Greece earlier made a 2.3 billion euro ($2.6 billion) deal with France to buy 12 used and six new Rafale fighter jets and another for $3.5 billion to acquire three French frigate warships, aimed against Turkish aggression.
That peeved Erdogan, but what really got him cranked beyond his usual craze-o-meter is that France and Greece agreed – on paper – to mutual defense, but if a conflict breaks out with Turkey, look for the French to look the other way.
There are the usual backstories here that didn’t play out in the press and Michaletos, one of the best defense and security analysts in the EU, knows them as well as the French know how to throw up their arms.
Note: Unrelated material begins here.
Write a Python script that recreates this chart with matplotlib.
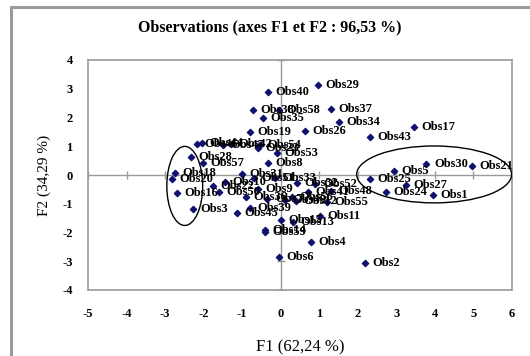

“Spain has a long-standing competition with Morocco, which in turn is competed by Algeria, [which] is anti-French and pro-Turkish; so this is another point that brings Madrid and Ankara together,” he said.
“The Catalonia and Basque autonomous issues in Spain are also seen as analogous to the Kurdish autonomous issue in Turkey … both countries share similarities in that respect,” he said.
There was nary a word from Prime Minister Kyriakos Mitsotakis, who had met with Sanchez earlier this year in Athens, but left it to anonymous ministers to complain in the media about the Turkish-Spanish deal.
“Spain, in its ‘European Union’ policy often sides with Germany and The Netherlands at the expense of France and since Germany-Netherlands also have big interests in Turkey, that also further plays a role in the whole equation,” said Michaletos.
After Greek officials – without being named so as not to embarrass Sanchez – indicated displeasure, Spanish Foreign Minister Jose Manuel Albares made a feeble attempt to explain that selling weapons to Turkey didn’t sell out Greece.
Turkey – backed by Greece – has fruitlessly been trying to join the EU since 2005, prospects worsening under Erdogan’s autocratic rule, stepped up since a failed 2016 coup attempt against him, and he’s jailing journalists by the dozens.
The irony is Erdogan doesn’t need Spanish arms, German submarine components, or Russian missile defense systems to beat the EU and Greece because he has the ultimate weapon: that cold, hard stare. Everyone hide!